• **INSTRUCTIONS TO FOLLOW**: Write out only the span of lines that begins at the line with "Write a web" and ends at the line with "var wlStep = 5;". Keep both end lines, word for word.

• **SUPPLIED ENTRIES**:
━━━━━━━━━━━━━━━━━━━━━━━━━━━━━━

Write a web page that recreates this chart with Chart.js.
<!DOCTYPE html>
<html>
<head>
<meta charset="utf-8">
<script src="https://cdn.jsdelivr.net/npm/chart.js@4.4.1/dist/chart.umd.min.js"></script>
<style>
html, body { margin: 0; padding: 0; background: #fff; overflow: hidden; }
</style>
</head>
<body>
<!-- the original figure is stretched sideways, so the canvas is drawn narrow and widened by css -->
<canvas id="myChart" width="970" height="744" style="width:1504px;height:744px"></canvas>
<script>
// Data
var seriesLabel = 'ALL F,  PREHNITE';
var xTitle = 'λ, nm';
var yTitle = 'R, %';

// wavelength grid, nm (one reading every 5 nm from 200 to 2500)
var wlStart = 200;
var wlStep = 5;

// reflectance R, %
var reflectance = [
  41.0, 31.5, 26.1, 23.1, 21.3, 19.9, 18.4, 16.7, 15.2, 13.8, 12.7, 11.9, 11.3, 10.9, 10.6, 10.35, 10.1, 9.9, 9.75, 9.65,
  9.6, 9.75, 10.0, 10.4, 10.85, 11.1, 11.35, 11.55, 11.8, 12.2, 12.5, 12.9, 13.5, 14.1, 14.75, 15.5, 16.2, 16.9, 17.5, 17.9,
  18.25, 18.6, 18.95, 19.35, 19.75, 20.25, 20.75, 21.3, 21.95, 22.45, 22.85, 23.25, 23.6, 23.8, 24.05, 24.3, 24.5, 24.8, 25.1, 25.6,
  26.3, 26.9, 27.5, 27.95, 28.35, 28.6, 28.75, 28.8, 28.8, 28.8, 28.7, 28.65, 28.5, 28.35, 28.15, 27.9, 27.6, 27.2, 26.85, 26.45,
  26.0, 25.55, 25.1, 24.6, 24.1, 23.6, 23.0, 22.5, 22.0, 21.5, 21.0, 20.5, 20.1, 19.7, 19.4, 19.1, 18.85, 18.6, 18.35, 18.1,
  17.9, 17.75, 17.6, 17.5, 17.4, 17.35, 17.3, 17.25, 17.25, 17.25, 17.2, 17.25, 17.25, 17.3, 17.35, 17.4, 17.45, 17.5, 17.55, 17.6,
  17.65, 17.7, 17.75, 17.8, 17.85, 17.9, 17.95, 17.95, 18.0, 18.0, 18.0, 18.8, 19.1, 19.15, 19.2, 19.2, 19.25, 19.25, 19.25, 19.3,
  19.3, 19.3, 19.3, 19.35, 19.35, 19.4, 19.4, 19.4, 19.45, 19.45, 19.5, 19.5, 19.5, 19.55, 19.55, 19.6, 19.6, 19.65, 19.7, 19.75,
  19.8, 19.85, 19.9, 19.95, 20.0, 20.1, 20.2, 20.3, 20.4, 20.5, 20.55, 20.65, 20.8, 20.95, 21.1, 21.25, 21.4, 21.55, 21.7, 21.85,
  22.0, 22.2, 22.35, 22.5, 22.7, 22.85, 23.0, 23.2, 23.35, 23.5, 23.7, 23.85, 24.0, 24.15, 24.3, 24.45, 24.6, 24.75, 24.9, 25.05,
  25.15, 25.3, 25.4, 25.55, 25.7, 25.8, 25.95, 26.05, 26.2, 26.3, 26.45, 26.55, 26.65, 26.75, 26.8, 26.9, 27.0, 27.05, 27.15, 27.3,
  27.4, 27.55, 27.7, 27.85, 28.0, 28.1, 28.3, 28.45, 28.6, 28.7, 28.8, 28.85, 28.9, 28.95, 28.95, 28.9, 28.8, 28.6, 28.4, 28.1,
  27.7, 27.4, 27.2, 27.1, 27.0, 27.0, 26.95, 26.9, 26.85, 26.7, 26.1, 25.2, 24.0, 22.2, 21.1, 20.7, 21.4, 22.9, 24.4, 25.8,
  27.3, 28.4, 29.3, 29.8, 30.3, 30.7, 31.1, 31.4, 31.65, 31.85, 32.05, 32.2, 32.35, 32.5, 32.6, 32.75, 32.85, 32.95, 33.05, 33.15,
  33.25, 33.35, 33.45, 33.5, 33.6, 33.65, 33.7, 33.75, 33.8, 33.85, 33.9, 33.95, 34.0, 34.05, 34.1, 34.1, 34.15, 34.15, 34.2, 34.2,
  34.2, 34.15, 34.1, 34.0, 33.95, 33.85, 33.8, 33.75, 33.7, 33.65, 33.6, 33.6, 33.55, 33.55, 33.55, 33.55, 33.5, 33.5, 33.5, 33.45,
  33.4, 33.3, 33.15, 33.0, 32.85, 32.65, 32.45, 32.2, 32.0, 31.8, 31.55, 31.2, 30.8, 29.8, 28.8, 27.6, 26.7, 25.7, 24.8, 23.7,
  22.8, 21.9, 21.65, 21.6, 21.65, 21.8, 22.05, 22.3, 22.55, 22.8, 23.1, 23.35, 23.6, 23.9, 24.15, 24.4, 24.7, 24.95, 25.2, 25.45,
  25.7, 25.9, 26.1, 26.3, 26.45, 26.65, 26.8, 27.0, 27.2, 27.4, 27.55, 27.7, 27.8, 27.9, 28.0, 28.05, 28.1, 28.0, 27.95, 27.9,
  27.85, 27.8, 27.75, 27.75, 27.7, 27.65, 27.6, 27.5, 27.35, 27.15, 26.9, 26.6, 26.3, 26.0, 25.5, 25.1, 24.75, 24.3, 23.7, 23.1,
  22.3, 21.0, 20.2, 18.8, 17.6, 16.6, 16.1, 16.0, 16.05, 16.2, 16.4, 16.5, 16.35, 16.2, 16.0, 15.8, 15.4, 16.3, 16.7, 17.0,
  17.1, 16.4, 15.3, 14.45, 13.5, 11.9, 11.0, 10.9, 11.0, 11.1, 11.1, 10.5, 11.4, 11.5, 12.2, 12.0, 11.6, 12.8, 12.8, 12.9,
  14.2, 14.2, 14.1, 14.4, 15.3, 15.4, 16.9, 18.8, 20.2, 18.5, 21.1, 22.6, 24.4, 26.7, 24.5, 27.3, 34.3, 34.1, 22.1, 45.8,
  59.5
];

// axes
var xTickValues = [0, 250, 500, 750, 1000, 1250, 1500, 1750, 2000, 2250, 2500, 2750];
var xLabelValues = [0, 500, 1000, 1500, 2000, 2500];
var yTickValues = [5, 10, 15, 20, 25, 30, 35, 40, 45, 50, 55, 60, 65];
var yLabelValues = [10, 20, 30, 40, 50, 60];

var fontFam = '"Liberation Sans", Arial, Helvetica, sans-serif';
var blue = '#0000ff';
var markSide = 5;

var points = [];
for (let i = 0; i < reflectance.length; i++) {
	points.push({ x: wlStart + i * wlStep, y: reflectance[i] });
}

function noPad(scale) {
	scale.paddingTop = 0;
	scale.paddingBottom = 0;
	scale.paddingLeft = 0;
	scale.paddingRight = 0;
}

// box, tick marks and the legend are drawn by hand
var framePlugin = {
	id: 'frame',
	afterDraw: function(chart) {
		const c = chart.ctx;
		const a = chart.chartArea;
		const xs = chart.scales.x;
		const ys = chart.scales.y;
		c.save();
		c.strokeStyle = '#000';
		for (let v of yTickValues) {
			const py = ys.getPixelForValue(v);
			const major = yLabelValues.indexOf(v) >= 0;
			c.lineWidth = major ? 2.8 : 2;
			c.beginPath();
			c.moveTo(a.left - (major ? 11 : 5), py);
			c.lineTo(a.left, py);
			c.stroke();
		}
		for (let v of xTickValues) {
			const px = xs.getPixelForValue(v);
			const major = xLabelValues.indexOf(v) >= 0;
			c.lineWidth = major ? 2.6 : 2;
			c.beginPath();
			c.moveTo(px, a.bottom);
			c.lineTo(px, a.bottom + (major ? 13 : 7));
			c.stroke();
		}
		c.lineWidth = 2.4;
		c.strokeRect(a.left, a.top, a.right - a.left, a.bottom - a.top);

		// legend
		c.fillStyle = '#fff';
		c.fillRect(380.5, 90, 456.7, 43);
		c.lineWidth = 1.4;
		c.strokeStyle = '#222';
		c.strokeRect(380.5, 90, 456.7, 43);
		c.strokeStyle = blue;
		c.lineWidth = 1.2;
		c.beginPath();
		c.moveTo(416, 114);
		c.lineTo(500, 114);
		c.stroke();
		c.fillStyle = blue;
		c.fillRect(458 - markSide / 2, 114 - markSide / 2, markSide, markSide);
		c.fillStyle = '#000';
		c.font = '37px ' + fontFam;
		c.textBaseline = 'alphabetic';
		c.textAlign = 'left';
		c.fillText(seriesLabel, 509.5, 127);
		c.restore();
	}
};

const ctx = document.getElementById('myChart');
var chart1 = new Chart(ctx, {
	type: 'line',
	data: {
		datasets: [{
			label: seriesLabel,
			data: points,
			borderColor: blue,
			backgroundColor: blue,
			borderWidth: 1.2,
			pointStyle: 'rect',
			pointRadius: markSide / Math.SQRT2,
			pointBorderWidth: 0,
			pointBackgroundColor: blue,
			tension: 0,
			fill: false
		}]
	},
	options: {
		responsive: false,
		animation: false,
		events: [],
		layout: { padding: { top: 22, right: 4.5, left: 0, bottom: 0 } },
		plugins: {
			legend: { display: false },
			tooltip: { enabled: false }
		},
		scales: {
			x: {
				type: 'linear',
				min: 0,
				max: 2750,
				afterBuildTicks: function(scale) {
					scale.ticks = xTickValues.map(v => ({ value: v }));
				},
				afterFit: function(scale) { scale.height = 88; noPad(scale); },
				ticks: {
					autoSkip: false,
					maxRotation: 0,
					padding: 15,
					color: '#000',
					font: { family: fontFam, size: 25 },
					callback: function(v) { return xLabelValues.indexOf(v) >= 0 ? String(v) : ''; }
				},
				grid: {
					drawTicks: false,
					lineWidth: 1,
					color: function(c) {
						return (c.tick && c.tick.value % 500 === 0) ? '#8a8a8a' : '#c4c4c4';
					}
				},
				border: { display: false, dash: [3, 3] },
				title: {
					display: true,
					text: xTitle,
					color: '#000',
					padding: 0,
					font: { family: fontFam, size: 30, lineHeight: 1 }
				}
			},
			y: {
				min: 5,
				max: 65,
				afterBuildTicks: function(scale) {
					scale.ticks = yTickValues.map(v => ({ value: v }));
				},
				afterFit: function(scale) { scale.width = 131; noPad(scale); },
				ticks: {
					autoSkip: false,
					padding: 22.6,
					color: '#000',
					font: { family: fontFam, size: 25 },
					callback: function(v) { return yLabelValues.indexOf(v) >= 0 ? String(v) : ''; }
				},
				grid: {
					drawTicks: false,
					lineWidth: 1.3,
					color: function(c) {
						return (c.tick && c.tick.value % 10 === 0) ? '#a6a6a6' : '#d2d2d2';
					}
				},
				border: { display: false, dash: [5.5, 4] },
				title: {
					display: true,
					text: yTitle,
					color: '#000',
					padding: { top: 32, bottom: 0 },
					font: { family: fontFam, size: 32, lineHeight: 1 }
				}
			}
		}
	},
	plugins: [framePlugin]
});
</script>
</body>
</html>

━━━━━━━━━━━━━━━━━━━━━━━━━━━━━━

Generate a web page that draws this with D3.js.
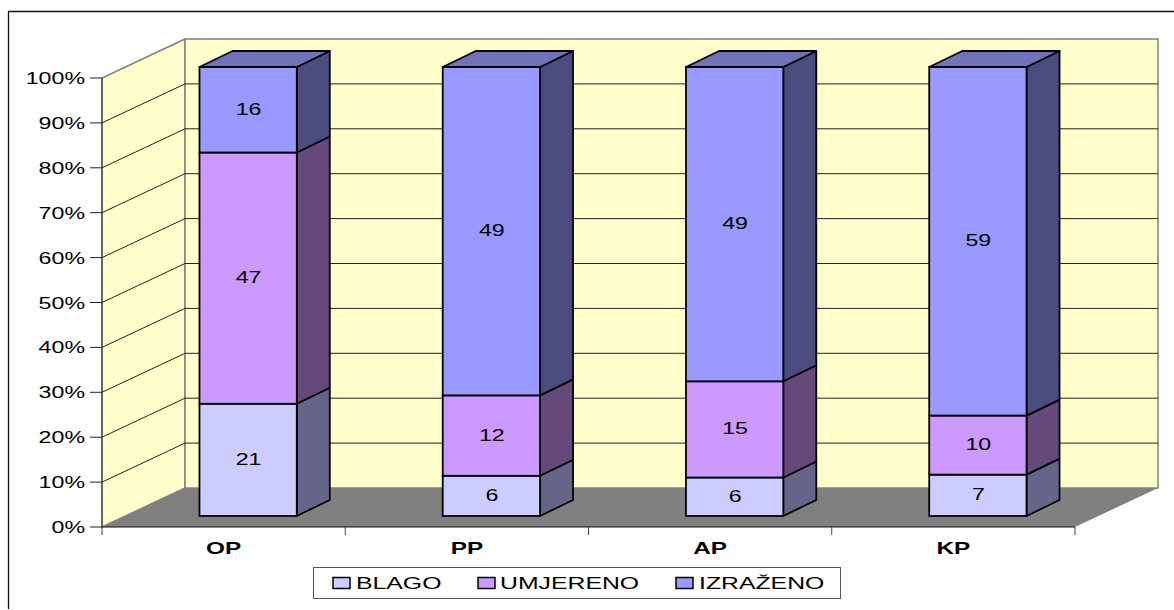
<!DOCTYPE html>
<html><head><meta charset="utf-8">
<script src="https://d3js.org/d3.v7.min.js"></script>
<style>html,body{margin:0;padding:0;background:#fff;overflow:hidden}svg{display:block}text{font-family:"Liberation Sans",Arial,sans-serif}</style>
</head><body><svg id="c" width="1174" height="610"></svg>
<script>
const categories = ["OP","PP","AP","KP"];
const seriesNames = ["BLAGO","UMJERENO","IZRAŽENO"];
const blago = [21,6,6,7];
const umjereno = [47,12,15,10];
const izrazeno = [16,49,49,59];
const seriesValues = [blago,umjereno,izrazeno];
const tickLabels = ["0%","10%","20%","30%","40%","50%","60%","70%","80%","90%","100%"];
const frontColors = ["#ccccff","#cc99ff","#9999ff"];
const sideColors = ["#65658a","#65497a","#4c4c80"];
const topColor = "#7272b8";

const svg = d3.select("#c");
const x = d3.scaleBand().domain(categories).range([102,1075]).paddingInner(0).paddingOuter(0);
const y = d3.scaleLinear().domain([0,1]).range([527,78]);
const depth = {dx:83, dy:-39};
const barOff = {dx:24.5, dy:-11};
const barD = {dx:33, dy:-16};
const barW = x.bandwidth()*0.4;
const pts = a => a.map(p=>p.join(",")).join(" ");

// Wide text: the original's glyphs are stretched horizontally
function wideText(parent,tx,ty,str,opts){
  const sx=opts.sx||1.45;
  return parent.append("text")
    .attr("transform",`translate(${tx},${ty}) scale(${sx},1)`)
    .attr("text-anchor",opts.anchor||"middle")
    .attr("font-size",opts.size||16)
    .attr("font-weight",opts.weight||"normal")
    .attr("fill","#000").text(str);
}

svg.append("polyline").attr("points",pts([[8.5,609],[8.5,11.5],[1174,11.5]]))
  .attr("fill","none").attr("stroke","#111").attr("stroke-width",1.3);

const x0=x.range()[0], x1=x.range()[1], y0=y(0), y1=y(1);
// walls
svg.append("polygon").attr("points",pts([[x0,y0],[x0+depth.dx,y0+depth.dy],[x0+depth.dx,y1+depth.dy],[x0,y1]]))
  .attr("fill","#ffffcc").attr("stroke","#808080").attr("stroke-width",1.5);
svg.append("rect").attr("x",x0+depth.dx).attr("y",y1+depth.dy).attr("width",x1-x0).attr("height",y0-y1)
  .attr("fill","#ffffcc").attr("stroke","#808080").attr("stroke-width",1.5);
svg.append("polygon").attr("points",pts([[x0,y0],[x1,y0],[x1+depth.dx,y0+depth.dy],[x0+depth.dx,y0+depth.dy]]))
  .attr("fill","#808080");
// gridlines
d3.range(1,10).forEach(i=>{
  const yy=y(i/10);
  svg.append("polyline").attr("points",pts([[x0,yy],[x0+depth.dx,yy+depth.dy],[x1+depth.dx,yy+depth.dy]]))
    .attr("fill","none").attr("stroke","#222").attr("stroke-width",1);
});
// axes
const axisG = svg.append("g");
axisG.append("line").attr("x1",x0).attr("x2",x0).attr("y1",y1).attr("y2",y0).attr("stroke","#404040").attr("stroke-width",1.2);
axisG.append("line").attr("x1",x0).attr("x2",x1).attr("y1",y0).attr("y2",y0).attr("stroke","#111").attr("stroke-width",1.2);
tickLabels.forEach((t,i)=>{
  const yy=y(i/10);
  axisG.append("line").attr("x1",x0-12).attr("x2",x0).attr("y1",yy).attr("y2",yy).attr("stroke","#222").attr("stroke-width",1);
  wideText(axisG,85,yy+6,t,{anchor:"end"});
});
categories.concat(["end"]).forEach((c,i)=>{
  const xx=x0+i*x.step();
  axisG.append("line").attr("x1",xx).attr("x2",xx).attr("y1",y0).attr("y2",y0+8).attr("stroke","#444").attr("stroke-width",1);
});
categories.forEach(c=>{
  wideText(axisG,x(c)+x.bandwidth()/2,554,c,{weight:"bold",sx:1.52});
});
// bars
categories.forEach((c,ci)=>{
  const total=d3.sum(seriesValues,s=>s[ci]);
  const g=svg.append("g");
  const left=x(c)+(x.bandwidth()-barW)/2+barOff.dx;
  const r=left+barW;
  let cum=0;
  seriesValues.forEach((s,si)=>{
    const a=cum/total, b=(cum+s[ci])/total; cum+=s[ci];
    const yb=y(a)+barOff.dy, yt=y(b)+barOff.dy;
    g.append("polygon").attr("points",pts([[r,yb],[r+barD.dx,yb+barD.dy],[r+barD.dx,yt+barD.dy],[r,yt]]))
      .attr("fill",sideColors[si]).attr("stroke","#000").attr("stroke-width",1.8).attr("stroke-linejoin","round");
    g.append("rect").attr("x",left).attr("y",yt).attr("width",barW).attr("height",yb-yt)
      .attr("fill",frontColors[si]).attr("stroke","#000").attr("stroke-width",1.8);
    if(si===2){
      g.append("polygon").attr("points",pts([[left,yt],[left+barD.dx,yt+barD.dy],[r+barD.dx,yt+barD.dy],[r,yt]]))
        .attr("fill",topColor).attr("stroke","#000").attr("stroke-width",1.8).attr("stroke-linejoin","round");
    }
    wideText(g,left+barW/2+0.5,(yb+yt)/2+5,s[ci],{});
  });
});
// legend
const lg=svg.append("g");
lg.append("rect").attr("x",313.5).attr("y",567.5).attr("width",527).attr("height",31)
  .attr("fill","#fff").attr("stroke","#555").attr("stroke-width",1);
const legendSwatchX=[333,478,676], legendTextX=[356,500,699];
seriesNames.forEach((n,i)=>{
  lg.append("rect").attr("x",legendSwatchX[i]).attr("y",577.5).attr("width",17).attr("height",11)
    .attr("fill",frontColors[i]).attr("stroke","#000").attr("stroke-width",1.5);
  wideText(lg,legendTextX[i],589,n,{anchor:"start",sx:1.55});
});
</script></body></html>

━━━━━━━━━━━━━━━━━━━━━━━━━━━━━━

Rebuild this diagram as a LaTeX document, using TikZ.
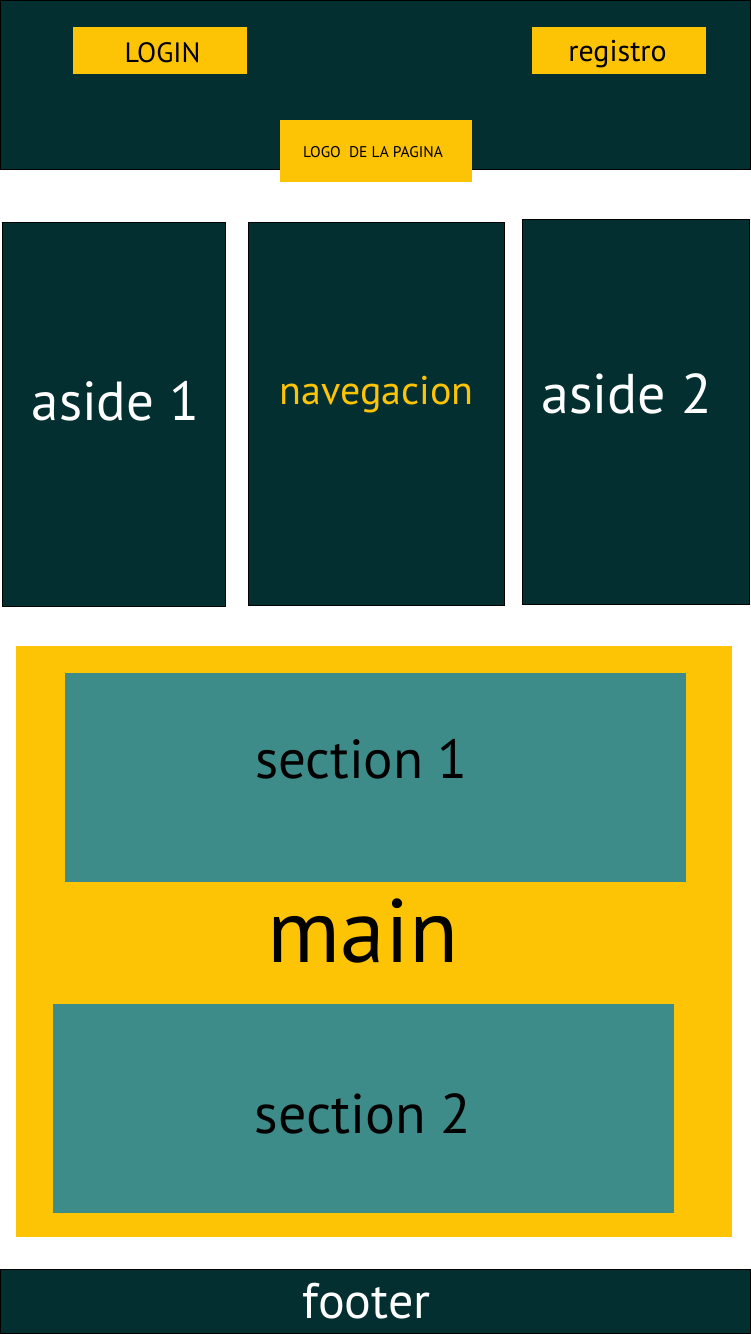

━━━━━━━━━━━━━━━━━━━━━━━━━━━━━━

• **WRITTEN SOLUTION**:
Write a web page that recreates this chart with Chart.js.
<!DOCTYPE html>
<html>
<head>
<meta charset="utf-8">
<script src="https://cdn.jsdelivr.net/npm/chart.js@4.4.1/dist/chart.umd.min.js"></script>
<style>
html, body { margin: 0; padding: 0; background: #fff; overflow: hidden; }
</style>
</head>
<body>
<!-- the original figure is stretched sideways, so the canvas is drawn narrow and widened by css -->
<canvas id="myChart" width="970" height="744" style="width:1504px;height:744px"></canvas>
<script>
// Data
var seriesLabel = 'ALL F,  PREHNITE';
var xTitle = 'λ, nm';
var yTitle = 'R, %';

// wavelength grid, nm (one reading every 5 nm from 200 to 2500)
var wlStart = 200;
var wlStep = 5;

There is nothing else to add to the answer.